Hacker News new | ask | show | jobs
by taliesinb 2478 days ago
While the gradients don’t technically exist, you usually use the limiting value from one side (e.g for the commonly used ReLU activation, you can use either 0 or 1). This is justified by the observation that randomly initialized networks are extremely unlikely to encounter these particular values without some kinder of deeper conspiracy happening. You could put this on a mathematical footing by saying the set of non differentiable points has measure zero, for example.
1 comments

> randomly initialized networks

But "networks" here, you're thinking of ANNs, yes?

But in the context of proposing differential programming as an addition to a general purpose language (and where the proposal explicitly brings up a bunch of cases outside of deep learning), is it fair to justify behavior based on what makes sense in a popular but narrow application?

It’s a good question what the plans are for DP languages to handle situations where non-differentiability shouldn’t be ignored.

For sensitivity analysis it might be disastrous to conclude that an output is sensitive to an input when it is actually not, merely because an intermediary ReLU hit 0, for example.

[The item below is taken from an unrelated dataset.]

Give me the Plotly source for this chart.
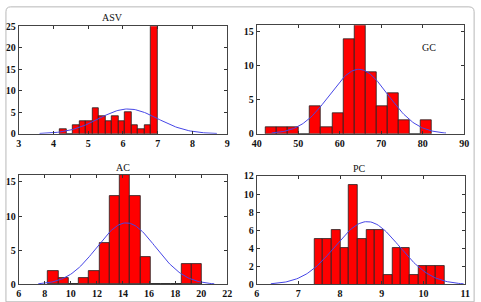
import numpy as np
import plotly.graph_objects as go

# ---- data ----
asv_edges = (4.19, 6.99)
asv_counts = [1, 0, 2, 3, 3, 6, 4, 3, 4, 3, 5, 2, 1, 2, 25]
asv_fit = dict(mu=6.15, sigma=0.85, peak=5.75)

gc_edges = (42.2, 82.2)
gc_counts = [1, 1, 1, 0, 4, 1, 3, 14, 16, 9, 4, 6, 2, 0, 2]
gc_fit = dict(mu=64.6, sigma=7.0, peak=9.5)

ac_edges = (8.25, 20.05)
ac_counts = [2, 1, 0, 1, 2, 6, 13, 16, 13, 4, 0, 0, 0, 3, 3]
ac_fit = dict(mu=14.25, sigma=2.25, peak=9.0)

pc_edges = (7.38, 10.5)
pc_counts = [5, 5, 6, 4, 11, 5, 6, 6, 1, 4, 4, 1, 2, 2, 2]
pc_fit = dict(mu=8.65, sigma=0.77, peak=6.95)

asv_xticks = [3, 4, 5, 6, 7, 8, 9]
asv_yticks = [0, 5, 10, 15, 20, 25]
gc_xticks = [40, 50, 60, 70, 80, 90]
gc_yticks = [0, 5, 10, 15]
ac_xticks = [6, 8, 10, 12, 14, 16, 18, 20, 22]
ac_yticks = [0, 5, 10, 15]
pc_xticks = [6, 7, 8, 9, 10, 11]
pc_yticks = [0, 2, 4, 6, 8, 10, 12]

W, H = 481, 302
FONT = "Liberation Serif, Times New Roman, serif"

panels = [
    ("ASV", asv_edges, asv_counts, asv_fit, [3, 9], [0, 25], asv_xticks, asv_yticks, (14, 227, 21, 133)),
    ("GC", gc_edges, gc_counts, gc_fit, [40, 90], [0, 16], gc_xticks, gc_yticks, (257, 469, 20, 133)),
    ("AC", ac_edges, ac_counts, ac_fit, [6, 22], [0, 16], ac_xticks, ac_yticks, (14, 227, 176, 290)),
    ("PC", pc_edges, pc_counts, pc_fit, [6, 11], [0, 12], pc_xticks, pc_yticks, (257, 470, 177, 290)),
]

fig = go.Figure()
layout = {}
for i, (name, edges, counts, fit, xr, yr, xt, yt, box) in enumerate(panels):
    n = len(counts)
    bw = (edges[1] - edges[0]) / n
    centers = [edges[0] + bw * (k + 0.5) for k in range(n)]
    sfx = "" if i == 0 else str(i + 1)
    fig.add_trace(go.Bar(
        x=centers, y=counts, width=[bw] * n,
        marker=dict(color="#ff0000", line=dict(color="#222222", width=0.8)),
        xaxis="x" + sfx, yaxis="y" + sfx, showlegend=False,
    ))
    mu, sg, pk = fit["mu"], fit["sigma"], fit["peak"]
    xs = np.linspace(mu - 3 * sg, mu + 3 * sg, 121)
    ys = pk * np.exp(-((xs - mu) ** 2) / (2 * sg ** 2))
    fig.add_trace(go.Scatter(
        x=xs, y=ys, mode="lines", line=dict(color="#4646e6", width=1),
        xaxis="x" + sfx, yaxis="y" + sfx, showlegend=False, hoverinfo="skip",
    ))
    x0, x1, yt0, yb0 = box
    axcommon = dict(
        showgrid=False, zeroline=False, showline=True, linecolor="#444444", linewidth=1,
        mirror="ticks", ticks="inside", ticklen=3, tickcolor="#333333",
        tickfont=dict(family=FONT, size=10, color="#111111", weight="bold"),
    )
    layout["xaxis" + sfx] = dict(
        axcommon, domain=[x0 / W, x1 / W], range=xr, tickvals=xt,
        anchor="y" + sfx,
    )
    layout["yaxis" + sfx] = dict(
        axcommon, domain=[1 - yb0 / H, 1 - yt0 / H], range=yr, tickvals=yt,
        anchor="x" + sfx,
    )

fig.update_layout(
    width=W, height=H, margin=dict(l=0, r=0, t=0, b=0),
    paper_bgcolor="white", plot_bgcolor="white", bargap=0,
    **layout,
)

titles = [("ASV", 110, 12), ("GC", 433, 43), ("AC", 121, 168), ("PC", 362, 169)]
for txt, px, py in titles:
    fig.add_annotation(
        text=txt, x=px / W, y=1 - py / H, xref="paper", yref="paper",
        showarrow=False, xanchor="center", yanchor="middle",
        font=dict(family=FONT, size=10, color="#111111"),
    )

# light outer frame
fig.add_shape(type="path", xref="paper", yref="paper",
              path="M 0.012,0.997 L 0.985,0.997 Q 0.996,0.997 0.996,0.98 L 0.996,-0.02 "
                   "L 0.002,-0.02 L 0.002,0.98 Q 0.002,0.997 0.012,0.997 Z",
              line=dict(color="#b8b8b8", width=1))

fig.write_html("out.html")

A conservative approach could be to define versions of the relevant functions that threw exceptions at such points, or that also calculated the trusted margin of the resulting gradients; non-differentiability would then produce a zero trust margin.

he/she addressed that - the points at which the function isn't differentiable has measure zero. besides this isn't some kind of new hack - one sided limits (and therefore derivatives) were invented exactly for such cases (min, max, abs) and have been used by mathematicians probably since just about when calculus was invented.